Comment by seertaak
1 day ago
Just to clarify the above:
1. I use the term "performance" slightly vaguely. It's comprised of two distinct things: the time it takes to compile the code, and the execution time. The issue is the compilation time: there are certain cases where it's exponential in the number of types which could unify with the callsite's type params.
2. IIRC, Julia compiler has heuristics to ensure things don't explode for common cases. If I'm not mistaken, not only do compile times explode, but certain (very common) things don't even typecheck. There's an excellent video about it by the designer of the language, Jeff Bezanson -- https://www.youtube.com/watch?v=TPuJsgyu87U . Note: Julia experts, please correct me if this has been fixed.
3. The difficulty in intuiting which combinations of types will unify at a given callsite isn't theoretical; there are reports of libraries which unexpectedly fail to work together.

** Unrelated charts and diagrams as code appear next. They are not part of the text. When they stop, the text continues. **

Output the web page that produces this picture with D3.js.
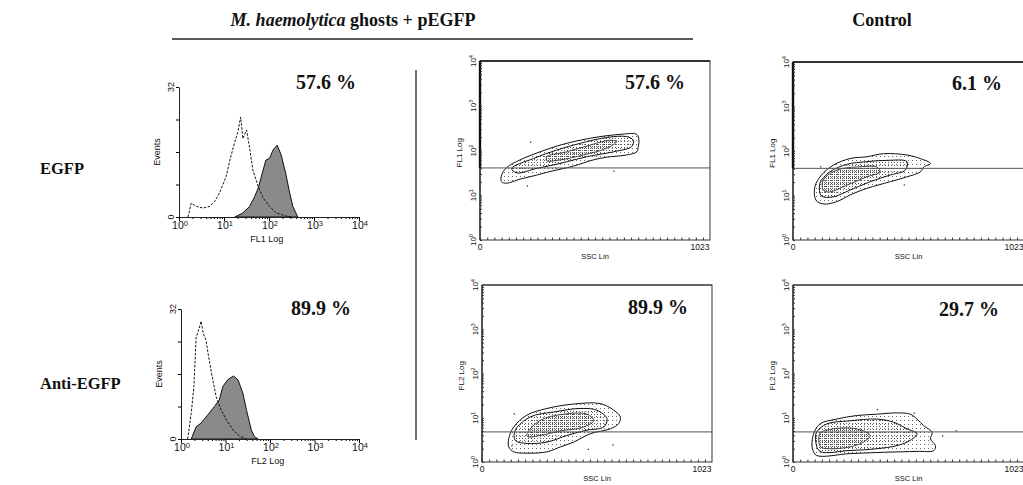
<!DOCTYPE html>
<html>
<head>
<meta charset="utf-8">
<script src="https://cdn.jsdelivr.net/npm/d3@7"></script>
<style>
  body { margin: 0; background: #fff; }
  text { fill: #111; }
</style>
</head>
<body>
<svg id="fig" width="1023" height="485"></svg>
<script>
// ---- histogram data: [log10 fluorescence, events] ----
let fl1Control = [[0.2,0],[0.27,3.4],[0.39,2.6],[0.53,2.2],[0.68,2.6],[0.79,3.8],[0.9,5.9],[1.05,10],[1.13,14],
  [1.24,18.5],[1.31,21],[1.37,24.6],[1.42,19.3],[1.5,21.4],[1.56,17.7],[1.64,11.6],[1.76,7.5],[1.87,4.7],
  [2.01,2.6],[2.16,1],[2.39,0.2],[2.53,0]];
let fl1Ghosts = [[1.24,0],[1.42,1],[1.57,2.6],[1.68,5],[1.76,7.1],[1.85,10.8],[1.93,14],[2.01,14.4],[2.09,16.5],
  [2.18,17.7],[2.27,15.3],[2.37,10.8],[2.46,5.9],[2.53,2.6],[2.64,0]];
let fl2Control = [[0.15,0],[0.23,6.3],[0.29,12.9],[0.34,25],[0.41,27.3],[0.45,29],[0.5,26],[0.56,24.4],[0.62,20.3],
  [0.7,15.4],[0.79,10.4],[0.9,7.2],[1.02,4.7],[1.17,2.2],[1.32,0.7],[1.47,0]];
let fl2Ghosts = [[0.23,0],[0.34,3],[0.45,3.9],[0.6,5.9],[0.75,8],[0.86,9.6],[0.94,12.9],[1.05,14.6],[1.18,15.5],
  [1.28,14.6],[1.39,11.3],[1.47,7.2],[1.58,2.2],[1.65,0.6],[1.73,0]];

let histTicksY = [0, 8, 16, 24, 32];
let decades = [0, 1, 2, 3, 4];

// ---- contour data: [SSC lin, log10 fluorescence] ----
let c1Outer = [[96,1.45],[119,1.62],[178,1.79],[267,1.97],[356,2.12],[445,2.23],[534,2.31],[623,2.36],[697,2.36],
  [707,2.23],[704,2.09],[697,1.97],[652,1.9],[563,1.85],[504,1.79],[415,1.65],[311,1.53],[252,1.45],[178,1.36],
  [119,1.27],[96,1.3]];
let c1Mid = [[141,1.6],[237,1.82],[341,2.01],[445,2.16],[563,2.29],[652,2.31],[682,2.23],[675,2.09],[593,1.97],
  [474,1.86],[356,1.71],[252,1.6],[163,1.5]];
let c1Inner = [[297,1.86],[385,1.97],[489,2.12],[578,2.23],[608,2.2],[563,2.05],[460,1.9],[356,1.79],[297,1.77]];
let c1Dots = [[222,2.2],[593,1.55],[208,1.22],[415,1.95]];

let c2Outer = [[119,0.53],[141,0.79],[200,1.06],[289,1.21],[408,1.31],[526,1.32],[586,1.17],[615,1.02],[608,0.87],
  [571,0.75],[482,0.64],[408,0.45],[348,0.34],[289,0.23],[200,0.2],[141,0.23],[119,0.34]];
let c2Mid = [[148,0.72],[215,1.02],[319,1.13],[437,1.21],[511,1.17],[556,0.98],[541,0.79],[467,0.72],[378,0.6],
  [289,0.45],[200,0.42],[148,0.49]];
let c2Inner = [[200,0.64],[259,0.94],[363,1.08],[467,1.08],[497,0.94],[452,0.79],[348,0.7],[259,0.6],[203,0.57]];
let c2Dots = [[141,1.1],[130,0.38],[580,0.4],[470,0.3]];

let c3Outer = [[97,1.2],[126,1.46],[178,1.68],[252,1.83],[327,1.87],[401,1.94],[505,1.91],[564,1.83],[609,1.72],
  [579,1.64],[564,1.53],[505,1.42],[431,1.31],[327,1.16],[252,1.01],[193,0.86],[134,0.81],[101,0.9]];
let c3Mid = [[119,1.27],[163,1.53],[238,1.7],[327,1.76],[416,1.79],[505,1.76],[497,1.57],[431,1.46],[342,1.31],
  [252,1.12],[178,0.97],[126,0.99]];
let c3Inner = [[134,1.35],[193,1.57],[282,1.64],[371,1.64],[386,1.53],[327,1.42],[238,1.23],[163,1.08],[134,1.12]];
let c3Dots = [[120,1.66],[490,1.25],[560,1.62]];

let c4Outer = [[89,0.6],[119,0.86],[193,0.97],[282,1.05],[371,1.08],[460,1.11],[520,1.08],[549,0.97],[579,0.82],
  [616,0.67],[609,0.52],[631,0.37],[624,0.26],[549,0.24],[401,0.22],[252,0.19],[104,0.15],[86,0.3]];
let c4Mid = [[104,0.67],[149,0.86],[252,0.93],[371,0.97],[445,0.9],[505,0.75],[549,0.64],[520,0.49],[460,0.37],
  [371,0.3],[252,0.26],[119,0.24],[101,0.45]];
let c4Inner = [[119,0.64],[178,0.75],[282,0.75],[342,0.6],[312,0.45],[252,0.34],[163,0.3],[122,0.34]];
let c4Dots = [[371,1.2],[534,1.12],[720,0.72],[660,0.6]];

let histLabels = ["57.6 %", "89.9 %"];
let dotLabels = ["57.6 %", "89.9 %", "6.1 %", "29.7 %"];
let gateFL1 = 1.61, gateFL2 = 0.68;

const svg = d3.select("#fig");
const serif = "'Liberation Serif', 'Times New Roman', serif";
const sans = "'Liberation Sans', Arial, sans-serif";

// "10" with a raised exponent
function powerLabel(t, d) {
  t.text("10");
  t.append("tspan").attr("font-size", "0.72em").attr("dy", "-0.45em").text(d);
}

// stipple patterns for contour bands
const defs = svg.append("defs");
function pattern(id, size, r, col) {
  let p = defs.append("pattern").attr("id", id).attr("patternUnits", "userSpaceOnUse")
    .attr("width", size).attr("height", size);
  p.append("rect").attr("width", r).attr("height", r).attr("fill", col);
}
pattern("sparse", 4, 1, "#6a6a6a");
pattern("medium", 3, 1, "#555");
pattern("dense", 2, 1, "#555");

// headings
svg.append("text").attr("x", 353).attr("y", 26).attr("text-anchor", "middle")
  .attr("font-family", serif).attr("font-size", 18).attr("font-weight", "bold")
  .call(t => {
    t.append("tspan").attr("font-style", "italic").text("M. haemolytica");
    t.append("tspan").text(" ghosts + pEGFP");
  });
svg.append("line").attr("x1", 172).attr("x2", 693).attr("y1", 39).attr("y2", 39)
  .attr("stroke", "#222").attr("stroke-width", 1.5);
svg.append("text").attr("x", 882).attr("y", 26).attr("text-anchor", "middle")
  .attr("font-family", serif).attr("font-size", 18).attr("font-weight", "bold").text("Control");
svg.append("text").attr("x", 40).attr("y", 174).attr("font-family", serif).attr("font-size", 16.5)
  .attr("font-weight", "bold").text("EGFP");
svg.append("text").attr("x", 40).attr("y", 389).attr("font-family", serif).attr("font-size", 16.5)
  .attr("font-weight", "bold").text("Anti-EGFP");
svg.append("line").attr("x1", 416).attr("x2", 416).attr("y1", 70).attr("y2", 440)
  .attr("stroke", "#222").attr("stroke-width", 1.3);

// ---- histograms ----
function drawHist(cfg) {
  let x = d3.scaleLinear().domain([0, 4]).range([cfg.x0, cfg.x1]);
  let y = d3.scaleLinear().domain([0, 32]).range([cfg.yBase, cfg.yTop]);
  let g = svg.append("g");

  let area = d3.area().x(d => x(d[0])).y0(y(0)).y1(d => y(d[1]));
  g.append("path").datum(cfg.filled).attr("d", area)
    .attr("fill", "#8a8a8a").attr("stroke", "#111").attr("stroke-width", 1);
  let line = d3.line().x(d => x(d[0])).y(d => y(d[1]));
  g.append("path").datum(cfg.dashed).attr("d", line)
    .attr("fill", "none").attr("stroke", "#111").attr("stroke-width", 1).attr("stroke-dasharray", "2.5,1.5");

  // axes
  let minor = [];
  decades.slice(0, 4).forEach(dd => d3.range(2, 10).forEach(k => minor.push(dd + Math.log10(k))));
  g.append("g").attr("transform", `translate(0,${cfg.yBase})`)
    .call(d3.axisBottom(x).tickValues(minor).tickSize(2).tickFormat(""))
    .call(a => a.select(".domain").remove());
  g.append("g").attr("transform", `translate(0,${cfg.yBase})`)
    .call(d3.axisBottom(x).tickValues(decades).tickSize(4).tickSizeOuter(0).tickFormat(""));
  g.append("g").attr("transform", `translate(${cfg.x0},0)`)
    .call(d3.axisLeft(y).tickValues(histTicksY).tickSize(3).tickSizeOuter(0).tickFormat(""));
  g.selectAll(".domain").attr("stroke", "#222");

  g.selectAll(".xl").data(decades).enter().append("text")
    .attr("x", d => x(d) + 1).attr("y", cfg.yBase + 12).attr("text-anchor", "middle")
    .attr("font-family", sans).attr("font-size", 10.5).each(function(d) { powerLabel(d3.select(this), d); });
  g.append("text").attr("x", x(1.95)).attr("y", cfg.yBase + 25).attr("text-anchor", "middle")
    .attr("font-family", sans).attr("font-size", 9).text(cfg.xTitle);
  [0, 32].forEach(v => {
    g.append("text").attr("transform", `translate(${cfg.x0 - 5},${y(v)}) rotate(-90)`)
      .attr("text-anchor", "middle").attr("font-family", sans).attr("font-size", 9).text(v);
  });
  g.append("text").attr("transform", `translate(${cfg.x0 - 19},${y(16)}) rotate(-90)`)
    .attr("text-anchor", "middle").attr("font-family", sans).attr("font-size", 9).text("Events");
  g.append("text").attr("x", cfg.lx).attr("y", cfg.ly).attr("text-anchor", "middle")
    .attr("font-family", serif).attr("font-size", 20).attr("font-weight", "bold").text(cfg.label);
}

drawHist({ x0: 179, x1: 359, yTop: 87, yBase: 217, dashed: fl1Control, filled: fl1Ghosts,
  xTitle: "FL1 Log", label: histLabels[0], lx: 326, ly: 89 });
drawHist({ x0: 181, x1: 359, yTop: 309, yBase: 439, dashed: fl2Control, filled: fl2Ghosts,
  xTitle: "FL2 Log", label: histLabels[1], lx: 321, ly: 315 });

// ---- contour dot plots ----
function drawContour(cfg) {
  let x = d3.scaleLinear().domain([0, 1023]).range([cfg.left, cfg.right]);
  let y = d3.scaleLinear().domain([0, 4]).range([cfg.bottom, cfg.top]);
  let g = svg.append("g");
  let shape = d3.line().x(d => x(d[0])).y(d => y(d[1])).curve(d3.curveCatmullRomClosed.alpha(0.5));

  g.append("path").datum(cfg.outer).attr("d", shape)
    .attr("fill", "url(#sparse)").attr("stroke", "#111").attr("stroke-width", 1);
  g.append("path").datum(cfg.mid).attr("d", shape)
    .attr("fill", "url(#medium)").attr("stroke", "#111").attr("stroke-width", 1);
  g.append("path").datum(cfg.inner).attr("d", shape)
    .attr("fill", "url(#dense)").attr("stroke", "#333").attr("stroke-width", 0.9);
  g.selectAll(".dot").data(cfg.dots).enter().append("rect")
    .attr("x", d => x(d[0])).attr("y", d => y(d[1])).attr("width", 1.3).attr("height", 1.3).attr("fill", "#333");

  // gate
  g.append("line").attr("x1", cfg.left).attr("x2", cfg.right).attr("y1", y(cfg.gate)).attr("y2", y(cfg.gate))
    .attr("stroke", "#555").attr("stroke-width", 1);

  // frame
  g.append("rect").attr("x", cfg.left).attr("y", cfg.top)
    .attr("width", cfg.right - cfg.left).attr("height", cfg.bottom - cfg.top)
    .attr("fill", "none").attr("stroke", "#333").attr("stroke-width", 1);
  g.append("line").attr("x1", cfg.left).attr("x2", cfg.right).attr("y1", cfg.top).attr("y2", cfg.top)
    .attr("stroke", "#333").attr("stroke-width", cfg.heavy ? 2 : 1);
  g.append("line").attr("x1", cfg.left).attr("x2", cfg.left).attr("y1", cfg.top).attr("y2", cfg.bottom)
    .attr("stroke", "#222").attr("stroke-width", 1.2);
  if (cfg.heavy) {
    g.append("line").attr("x1", cfg.left).attr("x2", cfg.left).attr("y1", cfg.top).attr("y2", y(cfg.gate))
      .attr("stroke", "#111").attr("stroke-width", 2.4);
  }

  // ticks
  g.append("g").attr("transform", `translate(0,${cfg.bottom})`)
    .call(d3.axisBottom(x).tickValues(d3.range(0, 1024, 32)).tickSize(-2.5).tickSizeOuter(0).tickFormat(""))
    .call(a => a.select(".domain").remove());
  let minor = [];
  decades.slice(0, 4).forEach(dd => d3.range(1, 10).forEach(k => minor.push(dd + Math.log10(k))));
  g.append("g").attr("transform", `translate(${cfg.left},0)`)
    .call(d3.axisRight(y).tickValues(minor).tickSize(2).tickSizeOuter(0).tickFormat(""))
    .call(a => a.select(".domain").remove());
  g.selectAll(".tick line").attr("stroke", "#333");

  // labels
  g.append("text").attr("x", x(0)).attr("y", cfg.bottom + 10).attr("text-anchor", "middle")
    .attr("font-family", sans).attr("font-size", 8.5).text("0");
  g.append("text").attr("x", x(1023) - 10).attr("y", cfg.bottom + 10).attr("text-anchor", "middle")
    .attr("font-family", sans).attr("font-size", 8.5).text("1023");
  g.append("text").attr("x", x(512)).attr("y", cfg.bottom + 19).attr("text-anchor", "middle")
    .attr("font-family", sans).attr("font-size", 7.5).text("SSC Lin");
  decades.forEach(d => {
    g.append("text").attr("transform", `translate(${cfg.left - 4},${y(d)}) rotate(-90)`)
      .attr("text-anchor", "middle").attr("font-family", sans).attr("font-size", 8)
      .call(t => powerLabel(t, d));
  });
  g.append("text").attr("transform", `translate(${cfg.left - 18},${y(1.95)}) rotate(-90)`)
    .attr("text-anchor", "middle").attr("font-family", sans).attr("font-size", 8).text(cfg.yTitle);
  g.append("text").attr("x", cfg.lx).attr("y", cfg.ly).attr("text-anchor", "middle")
    .attr("font-family", serif).attr("font-size", 20).attr("font-weight", "bold").text(cfg.label);
}

drawContour({ left: 480, right: 710, top: 61, bottom: 240, outer: c1Outer, mid: c1Mid, inner: c1Inner,
  dots: c1Dots, gate: gateFL1, heavy: true, yTitle: "FL1 Log", label: dotLabels[0], lx: 655, ly: 89 });
drawContour({ left: 482, right: 712, top: 285, bottom: 462, outer: c2Outer, mid: c2Mid, inner: c2Inner,
  dots: c2Dots, gate: gateFL2, heavy: false, yTitle: "FL2 Log", label: dotLabels[1], lx: 658, ly: 314 });
drawContour({ left: 793, right: 1024, top: 62, bottom: 240, outer: c3Outer, mid: c3Mid, inner: c3Inner,
  dots: c3Dots, gate: gateFL1, heavy: true, yTitle: "FL1 Log", label: dotLabels[2], lx: 977, ly: 90 });
drawContour({ left: 793, right: 1024, top: 285, bottom: 462, outer: c4Outer, mid: c4Mid, inner: c4Inner,
  dots: c4Dots, gate: gateFL2, heavy: false, yTitle: "FL2 Log", label: dotLabels[3], lx: 969, ly: 316 });
</script>
</body>
</html>
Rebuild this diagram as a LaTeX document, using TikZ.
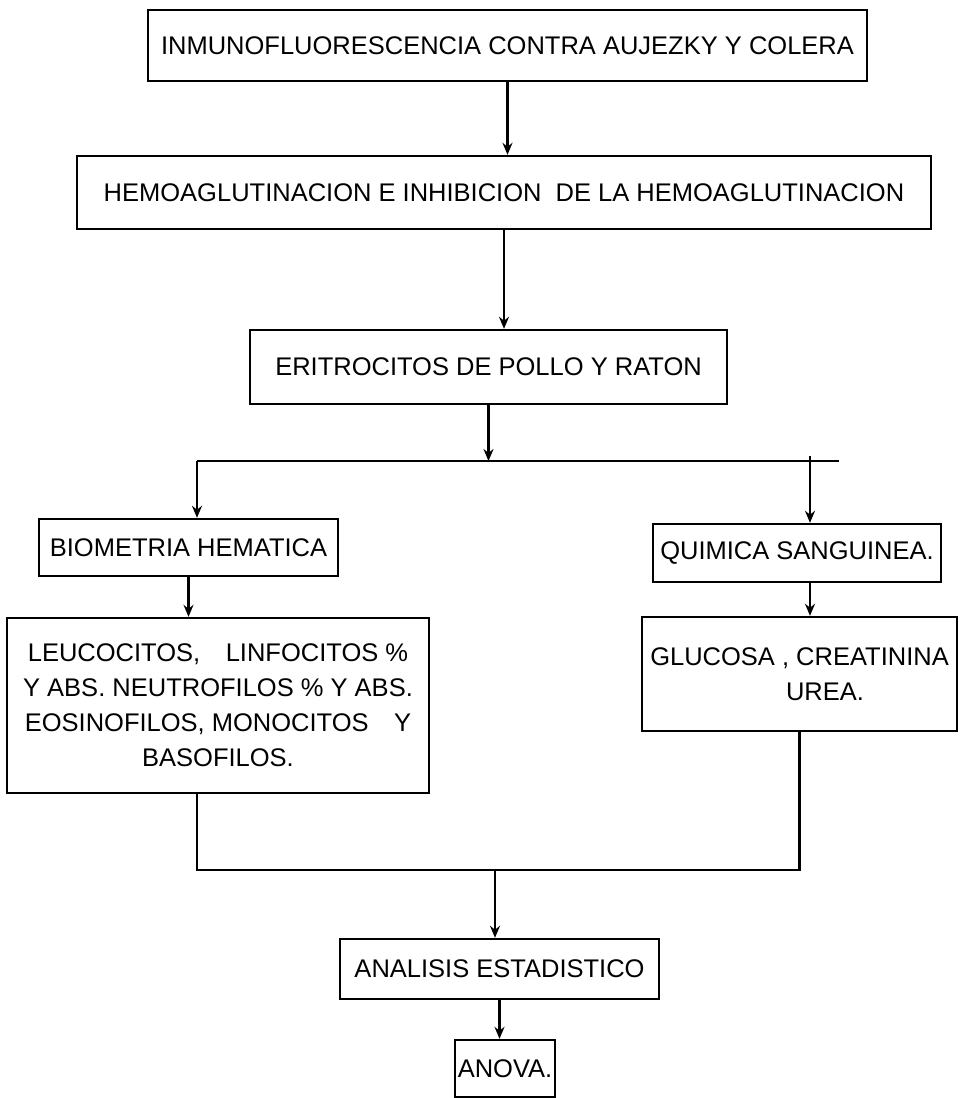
\documentclass[tikz,border=0pt]{standalone}
\usepackage{fontspec}
\setmainfont{Liberation Sans}
\usetikzlibrary{arrows.meta}

\begin{document}
\begin{tikzpicture}[>={Stealth[length=12pt,width=10pt]},x=1pt,y=-1pt,line width=2.4pt,
  proc box/.style={draw,inner sep=0pt,align=center,
    font=\fontsize{25.5}{35}\selectfont}]
  \useasboundingbox (0,0) rectangle (961,1098);
  \node[proc box,minimum width=719pt,minimum height=71pt]  (inmuno) at (507.5,45.5) {INMUNOFLUORESCENCIA CONTRA AUJEZKY Y COLERA};
  \node[proc box,minimum width=854pt,minimum height=73pt]  (hemo)   at (504,192.5)  {HEMOAGLUTINACION E INHIBICION\ \ DE LA HEMOAGLUTINACION};
  \node[proc box,minimum width=477pt,minimum height=74pt]  (eritro) at (488.5,367)  {ERITROCITOS DE POLLO Y RATON};
  \node[proc box,minimum width=299pt,minimum height=57pt]  (biom)   at (188.5,547.5) {BIOMETRIA HEMATICA};
  \node[proc box,minimum width=288pt,minimum height=58pt]  (quim)   at (797,553)    {QUIMICA SANGUINEA.};
  \node[proc box,minimum width=422pt,minimum height=175pt] (leuc)   at (218,705.5)  {LEUCOCITOS,\quad LINFOCITOS \%\\
    Y ABS. NEUTROFILOS \% Y ABS.\\ EOSINOFILOS, MONOCITOS\quad Y\\ BASOFILOS.};
  \node[proc box,minimum width=315pt,minimum height=114pt] (gluc)   at (799.5,674)  {GLUCOSA , CREATININA\\ \hspace*{2em}UREA.};
  \node[proc box,minimum width=319pt,minimum height=60pt]  (anal)   at (499.5,969)  {ANALISIS ESTADISTICO};
  \node[proc box,minimum width=100pt,minimum height=57pt]  (anova)  at (505,1068.5) {ANOVA.};
  % branch and join points
  \coordinate (splitL) at (197,461);
  \coordinate (splitR) at (839,461);
  \coordinate (qtop)   at (810,456);
  \coordinate (merge)  at (495,870);
  \draw (splitL) -- (splitR);
  \draw (leuc.south -| splitL) |- (merge) -| (gluc.south);
  \path[->]
    (inmuno.south) edge (inmuno.south |- hemo.north)
    (hemo.south)   edge (hemo.south |- eritro.north)
    (eritro.south) edge (eritro.south |- splitL)
    (splitL)       edge (splitL |- biom.north)
    (qtop)         edge (qtop |- quim.north)
    (biom.south)   edge (biom.south |- leuc.north)
    (quim.south -| qtop) edge (qtop |- gluc.north)
    (merge)        edge (merge |- anal.north)
    (anal.south)   edge (anal.south |- anova.north);
\end{tikzpicture}
\end{document}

I want to qualify this statement: Julia is light years ahead of any language lacking multimethods when it comes to library composability. But my guess is that those problems would be reduced with non-symmetric multimethods.
4. The non-symmetric multimethod system I'm "proposing" isn't my idea. They are referred to variously as encapsulated or parasitic multimethods. See http://lucacardelli.name/Papers/Binary.pdf
I have huge respect for Jeff Bezanson, for the record!